Tous les grands programmes militaires européens des vingt dernières années, Eurofighter, A400M, se sont soldés par des surcoûts, des délais, voire ont failli capoter au nom de la pratique du «juste retour industriel», mais qu’importe ! On va tenter de faire plus compliqué encore !

C’est le syndrome de l’euro. Les nations de l’UE n’ont jamais réussi à coordonner leur politique économique, leur fiscalité, n’ont jamais voulu mettre en place un mécanisme de solidarité permettant de compenser la faiblesse d’un Etat-membre, structurelle ou conjoncturelle. Mais elles ont quand même lancé l’euro. En pariant qu’une fois le plus dur, en apparence, réalisé – une monnaie commune – le reste suivrait. Or le reste, on le connaît. Les nations du sud de l’Europe ont été les grandes perdantes de l’affaire. Celles du nord les grandes bénéficiaires. 

Mais l’administration Macron est tellement européiste, elle s’est déjà montrée tellement prête à diluer les compétences françaises dans des projets européens fumeux, qu’on ne peut exclure, à l’approche des Européennes, que les wishful thinkers de LREM rattrapent au bond la proposition allemande. En foulant aux pieds, une fois encore, le principe de réalité.

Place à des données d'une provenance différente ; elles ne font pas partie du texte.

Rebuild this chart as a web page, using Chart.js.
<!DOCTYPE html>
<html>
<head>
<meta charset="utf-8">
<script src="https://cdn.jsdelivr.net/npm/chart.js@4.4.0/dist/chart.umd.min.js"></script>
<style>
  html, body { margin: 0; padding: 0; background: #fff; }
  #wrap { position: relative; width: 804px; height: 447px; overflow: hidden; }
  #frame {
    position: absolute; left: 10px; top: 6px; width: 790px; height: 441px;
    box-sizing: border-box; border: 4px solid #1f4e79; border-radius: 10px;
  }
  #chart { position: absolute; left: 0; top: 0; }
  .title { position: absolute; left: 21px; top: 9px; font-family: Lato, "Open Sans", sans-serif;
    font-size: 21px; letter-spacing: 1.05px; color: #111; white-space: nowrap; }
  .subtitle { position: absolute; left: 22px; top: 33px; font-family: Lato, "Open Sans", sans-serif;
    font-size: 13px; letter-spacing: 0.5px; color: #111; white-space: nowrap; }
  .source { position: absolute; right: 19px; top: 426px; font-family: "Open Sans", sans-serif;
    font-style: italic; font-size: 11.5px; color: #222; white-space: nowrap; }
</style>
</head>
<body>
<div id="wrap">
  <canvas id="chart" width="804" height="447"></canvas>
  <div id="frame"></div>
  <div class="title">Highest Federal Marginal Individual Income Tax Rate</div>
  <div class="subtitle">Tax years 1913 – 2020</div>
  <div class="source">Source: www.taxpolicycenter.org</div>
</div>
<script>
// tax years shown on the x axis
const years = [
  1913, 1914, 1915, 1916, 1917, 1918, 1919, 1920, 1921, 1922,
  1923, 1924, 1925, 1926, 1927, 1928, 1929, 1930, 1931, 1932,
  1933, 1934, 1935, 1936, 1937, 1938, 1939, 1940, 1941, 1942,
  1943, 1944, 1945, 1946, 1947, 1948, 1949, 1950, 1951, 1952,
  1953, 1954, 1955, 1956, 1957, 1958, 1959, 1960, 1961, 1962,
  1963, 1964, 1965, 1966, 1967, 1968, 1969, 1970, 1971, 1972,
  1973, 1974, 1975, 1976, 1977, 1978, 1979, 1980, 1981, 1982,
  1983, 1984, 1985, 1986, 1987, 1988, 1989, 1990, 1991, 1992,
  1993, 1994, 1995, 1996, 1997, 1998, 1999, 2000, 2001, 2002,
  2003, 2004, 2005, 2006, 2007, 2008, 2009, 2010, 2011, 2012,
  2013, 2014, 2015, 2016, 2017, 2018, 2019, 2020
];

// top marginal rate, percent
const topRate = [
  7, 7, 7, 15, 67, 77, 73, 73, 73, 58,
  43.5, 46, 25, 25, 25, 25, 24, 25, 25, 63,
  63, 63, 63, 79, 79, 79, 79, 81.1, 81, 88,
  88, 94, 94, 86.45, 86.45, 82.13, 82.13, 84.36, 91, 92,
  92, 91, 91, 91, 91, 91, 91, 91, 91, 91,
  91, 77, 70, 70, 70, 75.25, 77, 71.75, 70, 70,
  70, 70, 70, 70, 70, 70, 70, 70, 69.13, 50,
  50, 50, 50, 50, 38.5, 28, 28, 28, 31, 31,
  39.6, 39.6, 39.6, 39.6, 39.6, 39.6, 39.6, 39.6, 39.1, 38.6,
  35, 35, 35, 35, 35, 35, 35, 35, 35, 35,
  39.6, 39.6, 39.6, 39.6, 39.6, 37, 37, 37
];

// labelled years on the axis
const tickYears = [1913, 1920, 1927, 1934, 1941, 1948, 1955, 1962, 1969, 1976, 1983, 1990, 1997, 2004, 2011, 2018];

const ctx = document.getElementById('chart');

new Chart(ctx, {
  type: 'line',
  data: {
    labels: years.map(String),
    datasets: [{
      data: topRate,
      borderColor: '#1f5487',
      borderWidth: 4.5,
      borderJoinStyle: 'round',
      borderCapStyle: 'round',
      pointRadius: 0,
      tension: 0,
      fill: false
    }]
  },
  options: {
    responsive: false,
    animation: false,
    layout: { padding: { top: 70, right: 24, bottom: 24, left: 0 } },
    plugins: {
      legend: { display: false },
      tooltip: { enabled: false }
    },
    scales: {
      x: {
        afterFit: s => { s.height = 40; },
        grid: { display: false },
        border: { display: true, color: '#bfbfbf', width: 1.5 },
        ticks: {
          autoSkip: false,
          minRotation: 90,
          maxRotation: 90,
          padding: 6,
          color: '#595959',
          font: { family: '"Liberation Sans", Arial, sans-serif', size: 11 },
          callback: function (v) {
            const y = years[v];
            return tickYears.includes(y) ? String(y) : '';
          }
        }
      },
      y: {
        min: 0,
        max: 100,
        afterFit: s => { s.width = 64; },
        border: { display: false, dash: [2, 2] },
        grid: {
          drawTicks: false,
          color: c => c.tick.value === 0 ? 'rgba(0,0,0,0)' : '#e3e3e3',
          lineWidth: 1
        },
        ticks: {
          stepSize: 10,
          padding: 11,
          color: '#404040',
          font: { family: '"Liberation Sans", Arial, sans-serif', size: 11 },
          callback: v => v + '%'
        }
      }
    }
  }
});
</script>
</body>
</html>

Qu’est-ce qu’un porte-avions ? Depuis 40 ans et la qualification des premiers Super-Etendard pour l’emport de bombes AN-52, c’est une composante du dispositif de dissuasion nucléaire français, un atout au service de la sanctuarisation du territoire national et de ses habitants. Ce n’est donc pas seulement un instrument de projection de puissance. C’est l’outil de souveraineté par excellence. Or la souveraineté en matière de défense – en toutes matières théoriquement…– n’est pas plus divisible que le point en géométrie. Comment dès lors concevoir que l’on puisse prendre part à un projet de porte-avions commun ?

Allons-nous décider, au nom de l’Europe, de dissoudre la force aéronavale nucléaire ?

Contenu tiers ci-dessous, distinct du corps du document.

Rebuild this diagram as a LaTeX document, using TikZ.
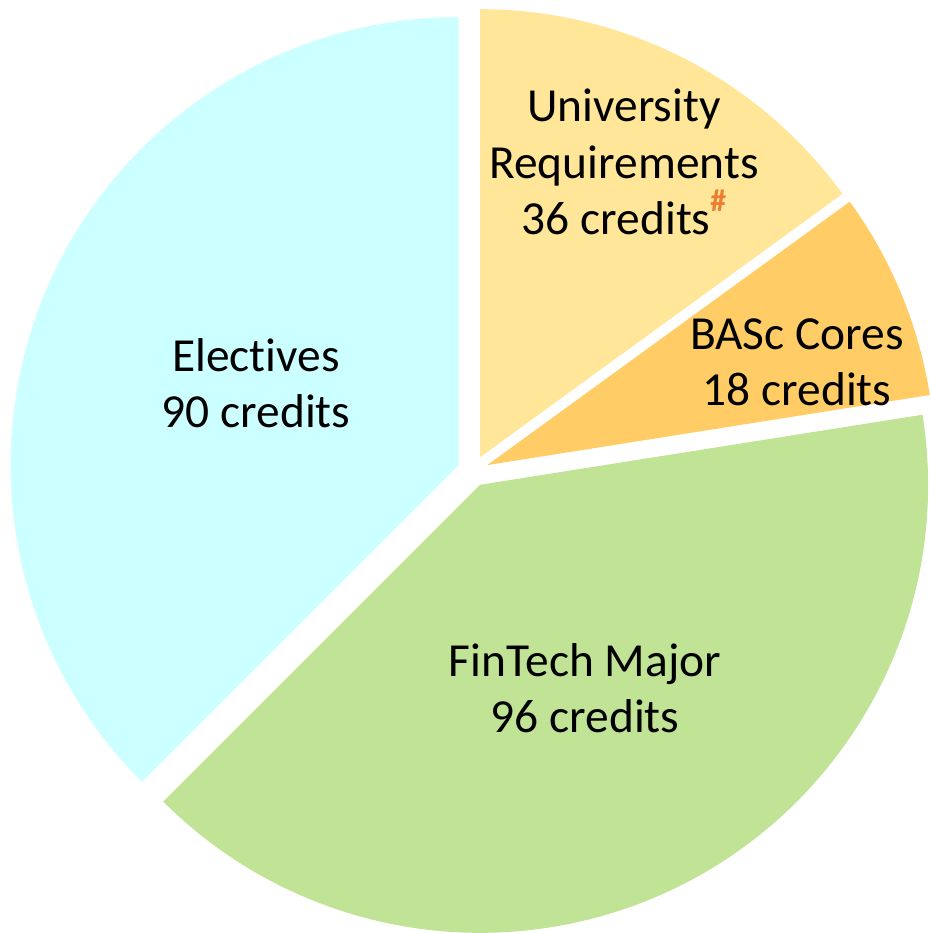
\documentclass[tikz,border=0pt]{standalone}
\usepackage{fontspec}
\setmainfont{Carlito}[Ligatures = NoCommon]
\definecolor{electivecyan}{HTML}{CCFFFF}
\definecolor{univyellow}{HTML}{FFE699}
\definecolor{basccore}{HTML}{FFCC66}
\definecolor{fintechgreen}{HTML}{C0E395}
\definecolor{hashorange}{HTML}{ED7D31}
\tikzset{
  slicelabel/.style = {align = center, inner sep = 0pt,
    font = \fontsize{27}{32}\selectfont}
}
\begin{document}
\begin{tikzpicture}[x = 0.02cm, y = 0.02cm]
    \useasboundingbox (-473, -462) rectangle (457, 471);
    \clip (-473, -462) rectangle (457, 471);
    % slices, each pulled out along its middle angle
    \fill [univyellow] (63:15.5) -- ++(90:448) arc (90:36:448) -- cycle;
    \fill [basccore] (22.5:15.5) -- ++(36:448) arc (36:9:448) -- cycle;
    \fill [fintechgreen] (-63:15.5) -- ++(9:448) arc (9:-135:448) -- cycle;
    \fill [electivecyan] (157.5:15.5) -- ++(225:448) arc (225:90:448) -- cycle;
    \node [slicelabel] (univ) at (151, 309) {University\\Requirements\\36 credits\raisebox{13pt}{\fontsize{18}{18}\selectfont\bfseries\textcolor{hashorange}{\#}}};
    \node [slicelabel] (basc) at (324, 109) {BASc Cores\\18 credits};
    \node [slicelabel] (fintech) at (112, -217) {FinTech Major\\96 credits};
    \node [slicelabel] (electives) at (-217, 88) {Electives\\90 credits};
  \end{tikzpicture}
\end{document}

Allons-nous décider qu’il y aura un porte-avions français – le Charles de Gaulle – spécifiquement dévolu à la CNA (composante nucléaire aéroportée), évoluant aux côtés d’un autre navire ne remplissant pas de mission nucléaire ?

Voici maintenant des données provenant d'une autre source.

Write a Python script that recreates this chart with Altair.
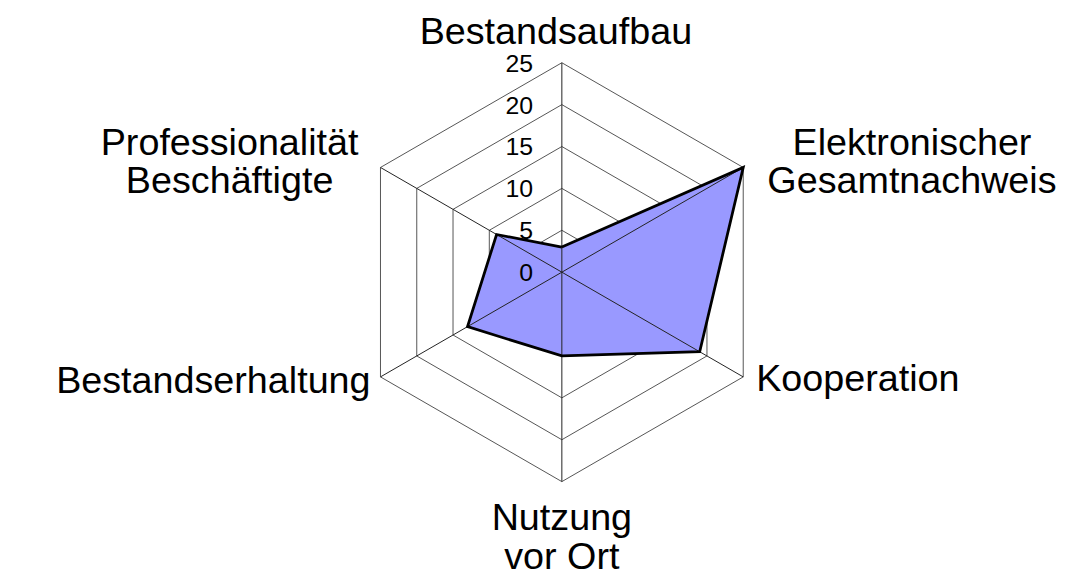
import altair as alt
import numpy as np
import pandas as pd

# ---- data ----
categories = ["Bestandsaufbau", "Elektronischer\nGesamtnachweis", "Kooperation",
              "Nutzung\nvor Ort", "Bestandserhaltung", "Professionalität\nBeschäftigte"]
values = [3, 25, 19, 10, 13, 9]
tick_values = [0, 5, 10, 15, 20, 25]
r_max = 25

# ---- layout ----
W, H = 1077, 576
cx, cy = 558, 264          # centre of the radar in plot pixels
R_px = 211                 # pixel radius of r_max
k = R_px / r_max
n = len(categories)
angles = [2 * np.pi * i / n for i in range(n)]   # clockwise from the top

def px(r, a):
    return float(r * np.sin(a)), float(r * np.cos(a))

xs = alt.Scale(domain=[-cx / k, (W - cx) / k], nice=False, zero=False)
ys = alt.Scale(domain=[-(H - cy) / k, cy / k], nice=False, zero=False)

def X(f="x"):
    return alt.X(f, type="quantitative", scale=xs, axis=None)

def Y(f="y"):
    return alt.Y(f, type="quantitative", scale=ys, axis=None)

# rings
ring_rows = []
for lv in tick_values[1:]:
    for j in range(n + 1):
        x, y = px(lv, angles[j % n])
        ring_rows.append({"level": lv, "o": j, "x": x, "y": y})
rings = alt.Chart(pd.DataFrame(ring_rows)).mark_line(
    color="#555555", strokeWidth=1
).encode(x=X(), y=Y(), detail="level:N", order="o:Q")

# spokes
spoke_rows = []
for a in angles:
    x, y = px(r_max, a)
    spoke_rows.append({"x": 0.0, "y": 0.0, "x2": x, "y2": y})
spokes = alt.Chart(pd.DataFrame(spoke_rows)).mark_rule(
    color="#222222", strokeWidth=1
).encode(x=X(), y=Y(), x2="x2:Q", y2="y2:Q")

# series polygon
poly_rows = []
for j in range(n + 1):
    x, y = px(values[j % n], angles[j % n])
    poly_rows.append({"o": j, "x": x, "y": y})
poly_df = pd.DataFrame(poly_rows)
poly_fill = alt.Chart(poly_df).mark_line(
    fill="#9999FF", stroke="#9999FF", strokeWidth=0.5, fillOpacity=1
).encode(x=X(), y=Y(), order="o:Q")
poly_line = alt.Chart(poly_df).mark_line(
    color="black", strokeWidth=2.8, strokeJoin="miter"
).encode(x=X(), y=Y(), order="o:Q")

# tick labels
tick_df = pd.DataFrame({"x": [0.0] * len(tick_values), "y": [float(t) for t in tick_values],
                        "t": [str(t) for t in tick_values]})
ticks = alt.Chart(tick_df).mark_text(
    align="right", baseline="alphabetic", dx=-29, dy=9,
    font="Liberation Sans", fontSize=25, color="black"
).encode(x=X(), y=Y(), text="t:N")

# category labels
offsets = [("center", -6, -19), ("center", 170, -13), ("left", 13, 14),
           ("center", 0, 49), ("right", -10, 16), ("center", -152, -13)]
label_layers = []
for i, (cat, a) in enumerate(zip(categories, angles)):
    x, y = px(r_max, a)
    al, dx, dy = offsets[i]
    label_layers.append(
        alt.Chart(pd.DataFrame({"x": [x], "y": [y], "t": [cat]})).mark_text(
            align=al, baseline="alphabetic", dx=dx, dy=dy, lineBreak="\n",
            lineHeight=39, font="Liberation Sans", fontSize=38, color="black"
        ).encode(x=X(), y=Y(), text="t:N")
    )

chart = alt.layer(rings, poly_fill, spokes, poly_line, ticks, *label_layers).properties(
    width=W, height=H, autosize=alt.AutoSizeParams(type="none"), padding=0
).configure_view(stroke=None)

chart.save("out.html", embed_options={"renderer": "svg", "actions": False})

Si ce n’est pas le cas, et que nous parions sur la solution européenne pour succéder au Charles de Gaulle, allons-nous décider, au nom de l’Europe, de dissoudre la force aéronavale nucléaire (FANU) ?

Ou bien allons nous prier nos partenaires européens de ne pas pénétrer dans la soute à munitions contenant nos munitions atomiques ?

Faudra-t-il que nous n’embarquions à bord que des marins dont les nations auront renoncé, au préalable, à tout caveat faisant obstacle à l’usage de l’outil atomique par la France ? Voire à tout usage d’avion de combat à double capacité, classique et nucléaire ?

Ou bien espérons-nous que ce navire pourrait être la première pierre d’une capacité européenne de dissuasion nucléaire ?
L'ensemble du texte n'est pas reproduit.